→ Problem details: Print out each record below, unaltered and complete, without its images.

## START Record list

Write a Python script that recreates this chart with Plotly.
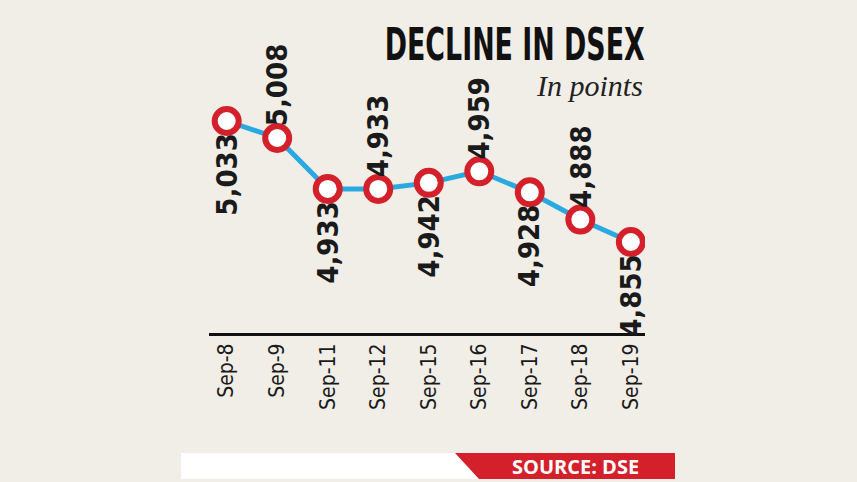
import plotly.graph_objects as go

# ---- data ----
dates = ["Sep-8", "Sep-9", "Sep-11", "Sep-12", "Sep-15", "Sep-16", "Sep-17", "Sep-18", "Sep-19"]
values = [5033, 5008, 4933, 4933, 4942, 4959, 4928, 4888, 4855]
label_side = ["below", "above", "below", "above", "below", "above", "below", "above", "below"]
title_text = "DECLINE IN DSEX"
subtitle_text = "In points"
source_text = "SOURCE: DSE"

# ---- layout geometry (pixels) ----
W, H = 857, 482
ML, MR, MT, MB = 209, 212, 20, 149
PW, PH = W - ML - MR, H - MT - MB

def px(x):
    return (x - ML) / PW

def py(y):
    return (H - MB - y) / PH

BG = "#f1eee8"
RED = "#d4202a"
BLUE = "#2aa9e0"
INK = "#1a1a1a"
COND = "'DejaVu Sans Condensed', 'Liberation Sans Narrow', sans-serif"

fig = go.Figure()
fig.add_trace(go.Scatter(
    x=dates, y=values, mode="lines+markers",
    line=dict(color=BLUE, width=5),
    marker=dict(size=24, color="white", line=dict(color=RED, width=6)),
    hoverinfo="skip", showlegend=False,
))

annotations = []
for d, v, side in zip(dates, values, label_side):
    annotations.append(dict(
        x=d, y=v, xref="x", yref="y", text=f"{v:,}", showarrow=False,
        textangle=-90, xanchor="center", yanchor="middle",
        yshift=53 if side == "above" else -53,
        font=dict(family=COND, size=29, color=INK, weight="bold"),
    ))

annotations.append(dict(
    x=px(514), y=py(44), xref="paper", yref="paper", text=title_text, showarrow=False,
    xanchor="center", yanchor="middle",
    font=dict(family=COND, size=44, color="#111111", weight="bold"),
))
annotations.append(dict(
    x=px(645), y=py(85), xref="paper", yref="paper", text=subtitle_text, showarrow=False,
    xanchor="right", yanchor="middle",
    font=dict(family="Liberation Serif", size=30, color="#222222", style="italic"),
))
annotations.append(dict(
    x=px(575), y=py(466), xref="paper", yref="paper", text=source_text, showarrow=False,
    xanchor="center", yanchor="middle",
    font=dict(family="Open Sans", size=20, color="white", weight="bold"),
))

shapes = [
    dict(type="rect", xref="paper", yref="paper", x0=px(181), x1=px(480), y0=py(479), y1=py(453),
         fillcolor="white", line=dict(width=0), layer="below"),
    dict(type="path", xref="paper", yref="paper",
         path=f"M {px(455)} {py(453)} L {px(675)} {py(453)} L {px(675)} {py(479)} L {px(479)} {py(479)} Z",
         fillcolor=RED, line=dict(width=0), layer="above"),
]

fig.update_layout(
    width=W, height=H, autosize=False,
    margin=dict(l=ML, r=MR, t=MT, b=MB, pad=0),
    paper_bgcolor=BG, plot_bgcolor=BG,
    annotations=annotations, shapes=shapes,
    xaxis=dict(
        type="category", range=[-0.35, 8.28],
        showgrid=False, zeroline=False,
        showline=True, linecolor="#111111", linewidth=3,
        tickangle=-90, ticks="", ticklabelstandoff=-1,
        tickfont=dict(family=COND, size=21, color=INK),
    ),
    yaxis=dict(
        range=[4721.1, 5181.6], visible=False, showgrid=False, zeroline=False,
    ),
)

post = """
var gd = document.getElementById('{plot_id}');
function squeeze(){
  gd.querySelectorAll('text.annotation-text').forEach(function(t){
    if (t.textContent === 'DECLINE IN DSEX') {
      t.setAttribute('textLength', '260');
      t.setAttribute('lengthAdjust', 'spacingAndGlyphs');
    }
  });
}
squeeze();
if (gd.on) { gd.on('plotly_afterplot', squeeze); }
"""

fig.write_html("out.html", include_plotlyjs=True, config={"displayModeBar": False}, post_script=post)
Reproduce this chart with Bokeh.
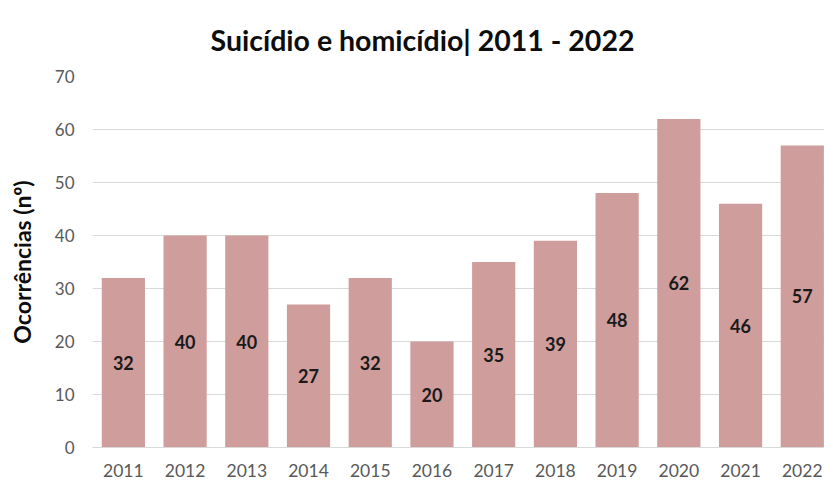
from bokeh.plotting import figure
from bokeh.models import Range1d, FixedTicker, ColumnDataSource, LabelSet, Title
from bokeh.core.properties import value
from bokeh.embed import file_html
from bokeh.resources import INLINE

years = ["2011", "2012", "2013", "2014", "2015", "2016", "2017", "2018", "2019", "2020", "2021", "2022"]
values = [32, 40, 40, 27, 32, 20, 35, 39, 48, 62, 46, 57]
y_ticks = [0, 10, 20, 30, 40, 50, 60, 70]
title_text = "Suicídio e homicídio| 2011 - 2022"
y_label = "Ocorrências (nº)"

FONT = "Lato"
BAR = "#cf9d9c"

idx = list(range(len(years)))
src = ColumnDataSource(dict(x=idx, top=values, mid=[v / 2 for v in values], lab=[str(v) for v in values]))

p = figure(width=824, height=481, output_backend="svg", toolbar_location=None,
           x_range=Range1d(-0.5, 11.36), y_range=Range1d(0, 70),
           min_border_left=92, min_border_right=0, min_border_top=74, min_border_bottom=34)
p.outline_line_color = None
p.background_fill_color = "white"
p.border_fill_color = "white"

p.vbar(x="x", top="top", width=0.7, source=src, fill_color=BAR, line_color=None)

p.add_layout(LabelSet(x="x", y="mid", text="lab", source=src, text_align="center",
                      text_baseline="middle", text_font=value(FONT), text_font_style="bold",
                      text_font_size="18px", text_color="#1a1a1a"))

p.xgrid.visible = False
p.ygrid.grid_line_color = "#d9d9d9"
p.ygrid.grid_line_width = 1

p.yaxis.ticker = FixedTicker(ticks=y_ticks)
p.yaxis.axis_line_color = None
p.yaxis.major_tick_line_color = None
p.yaxis.minor_tick_line_color = None
p.yaxis.major_label_text_font = FONT
p.yaxis.major_label_text_font_size = "17px"
p.yaxis.major_label_text_color = "#595959"
p.yaxis.major_label_standoff = 12
p.yaxis.axis_label = y_label
p.yaxis.axis_label_text_font = FONT
p.yaxis.axis_label_text_font_style = "bold"
p.yaxis.axis_label_text_font_size = "23px"
p.yaxis.axis_label_text_color = "#0d0d0d"
p.yaxis.axis_label_standoff = 16

p.xaxis.ticker = FixedTicker(ticks=idx)
p.xaxis.major_label_overrides = {i: y for i, y in zip(idx, years)}
p.xaxis.axis_line_color = "#d9d9d9"
p.xaxis.major_tick_line_color = None
p.xaxis.minor_tick_line_color = None
p.xaxis.major_label_text_font = FONT
p.xaxis.major_label_text_font_size = "17.5px"
p.xaxis.major_label_text_color = "#595959"
p.xaxis.major_label_standoff = 10

p.add_layout(Title(text=title_text, align="left", offset=118, standoff=40,
                   text_font=FONT, text_font_style="bold", text_font_size="28.5px",
                   text_color="#0d0d0d"), "above")

open("out.html", "w").write(file_html(p, INLINE))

## END Record list

→ Solution to this task:
Write a Python script that recreates this chart with Plotly.
import plotly.graph_objects as go

# ---- data ----
dates = ["Sep-8", "Sep-9", "Sep-11", "Sep-12", "Sep-15", "Sep-16", "Sep-17", "Sep-18", "Sep-19"]
values = [5033, 5008, 4933, 4933, 4942, 4959, 4928, 4888, 4855]
label_side = ["below", "above", "below", "above", "below", "above", "below", "above", "below"]
title_text = "DECLINE IN DSEX"
subtitle_text = "In points"
source_text = "SOURCE: DSE"

# ---- layout geometry (pixels) ----
W, H = 857, 482
ML, MR, MT, MB = 209, 212, 20, 149
PW, PH = W - ML - MR, H - MT - MB

def px(x):
    return (x - ML) / PW

def py(y):
    return (H - MB - y) / PH

BG = "#f1eee8"
RED = "#d4202a"
BLUE = "#2aa9e0"
INK = "#1a1a1a"
COND = "'DejaVu Sans Condensed', 'Liberation Sans Narrow', sans-serif"

fig = go.Figure()
fig.add_trace(go.Scatter(
    x=dates, y=values, mode="lines+markers",
    line=dict(color=BLUE, width=5),
    marker=dict(size=24, color="white", line=dict(color=RED, width=6)),
    hoverinfo="skip", showlegend=False,
))

annotations = []
for d, v, side in zip(dates, values, label_side):
    annotations.append(dict(
        x=d, y=v, xref="x", yref="y", text=f"{v:,}", showarrow=False,
        textangle=-90, xanchor="center", yanchor="middle",
        yshift=53 if side == "above" else -53,
        font=dict(family=COND, size=29, color=INK, weight="bold"),
    ))

annotations.append(dict(
    x=px(514), y=py(44), xref="paper", yref="paper", text=title_text, showarrow=False,
    xanchor="center", yanchor="middle",
    font=dict(family=COND, size=44, color="#111111", weight="bold"),
))
annotations.append(dict(
    x=px(645), y=py(85), xref="paper", yref="paper", text=subtitle_text, showarrow=False,
    xanchor="right", yanchor="middle",
    font=dict(family="Liberation Serif", size=30, color="#222222", style="italic"),
))
annotations.append(dict(
    x=px(575), y=py(466), xref="paper", yref="paper", text=source_text, showarrow=False,
    xanchor="center", yanchor="middle",
    font=dict(family="Open Sans", size=20, color="white", weight="bold"),
))

shapes = [
    dict(type="rect", xref="paper", yref="paper", x0=px(181), x1=px(480), y0=py(479), y1=py(453),
         fillcolor="white", line=dict(width=0), layer="below"),
    dict(type="path", xref="paper", yref="paper",
         path=f"M {px(455)} {py(453)} L {px(675)} {py(453)} L {px(675)} {py(479)} L {px(479)} {py(479)} Z",
         fillcolor=RED, line=dict(width=0), layer="above"),
]

fig.update_layout(
    width=W, height=H, autosize=False,
    margin=dict(l=ML, r=MR, t=MT, b=MB, pad=0),
    paper_bgcolor=BG, plot_bgcolor=BG,
    annotations=annotations, shapes=shapes,
    xaxis=dict(
        type="category", range=[-0.35, 8.28],
        showgrid=False, zeroline=False,
        showline=True, linecolor="#111111", linewidth=3,
        tickangle=-90, ticks="", ticklabelstandoff=-1,
        tickfont=dict(family=COND, size=21, color=INK),
    ),
    yaxis=dict(
        range=[4721.1, 5181.6], visible=False, showgrid=False, zeroline=False,
    ),
)

post = """
var gd = document.getElementById('{plot_id}');
function squeeze(){
  gd.querySelectorAll('text.annotation-text').forEach(function(t){
    if (t.textContent === 'DECLINE IN DSEX') {
      t.setAttribute('textLength', '260');
      t.setAttribute('lengthAdjust', 'spacingAndGlyphs');
    }
  });
}
squeeze();
if (gd.on) { gd.on('plotly_afterplot', squeeze); }
"""

fig.write_html("out.html", include_plotlyjs=True, config={"displayModeBar": False}, post_script=post)
Reproduce this chart with Bokeh.
from bokeh.plotting import figure
from bokeh.models import Range1d, FixedTicker, ColumnDataSource, LabelSet, Title
from bokeh.core.properties import value
from bokeh.embed import file_html
from bokeh.resources import INLINE

years = ["2011", "2012", "2013", "2014", "2015", "2016", "2017", "2018", "2019", "2020", "2021", "2022"]
values = [32, 40, 40, 27, 32, 20, 35, 39, 48, 62, 46, 57]
y_ticks = [0, 10, 20, 30, 40, 50, 60, 70]
title_text = "Suicídio e homicídio| 2011 - 2022"
y_label = "Ocorrências (nº)"

FONT = "Lato"
BAR = "#cf9d9c"

idx = list(range(len(years)))
src = ColumnDataSource(dict(x=idx, top=values, mid=[v / 2 for v in values], lab=[str(v) for v in values]))

p = figure(width=824, height=481, output_backend="svg", toolbar_location=None,
           x_range=Range1d(-0.5, 11.36), y_range=Range1d(0, 70),
           min_border_left=92, min_border_right=0, min_border_top=74, min_border_bottom=34)
p.outline_line_color = None
p.background_fill_color = "white"
p.border_fill_color = "white"

p.vbar(x="x", top="top", width=0.7, source=src, fill_color=BAR, line_color=None)

p.add_layout(LabelSet(x="x", y="mid", text="lab", source=src, text_align="center",
                      text_baseline="middle", text_font=value(FONT), text_font_style="bold",
                      text_font_size="18px", text_color="#1a1a1a"))

p.xgrid.visible = False
p.ygrid.grid_line_color = "#d9d9d9"
p.ygrid.grid_line_width = 1

p.yaxis.ticker = FixedTicker(ticks=y_ticks)
p.yaxis.axis_line_color = None
p.yaxis.major_tick_line_color = None
p.yaxis.minor_tick_line_color = None
p.yaxis.major_label_text_font = FONT
p.yaxis.major_label_text_font_size = "17px"
p.yaxis.major_label_text_color = "#595959"
p.yaxis.major_label_standoff = 12
p.yaxis.axis_label = y_label
p.yaxis.axis_label_text_font = FONT
p.yaxis.axis_label_text_font_style = "bold"
p.yaxis.axis_label_text_font_size = "23px"
p.yaxis.axis_label_text_color = "#0d0d0d"
p.yaxis.axis_label_standoff = 16

p.xaxis.ticker = FixedTicker(ticks=idx)
p.xaxis.major_label_overrides = {i: y for i, y in zip(idx, years)}
p.xaxis.axis_line_color = "#d9d9d9"
p.xaxis.major_tick_line_color = None
p.xaxis.minor_tick_line_color = None
p.xaxis.major_label_text_font = FONT
p.xaxis.major_label_text_font_size = "17.5px"
p.xaxis.major_label_text_color = "#595959"
p.xaxis.major_label_standoff = 10

p.add_layout(Title(text=title_text, align="left", offset=118, standoff=40,
                   text_font=FONT, text_font_style="bold", text_font_size="28.5px",
                   text_color="#0d0d0d"), "above")

open("out.html", "w").write(file_html(p, INLINE))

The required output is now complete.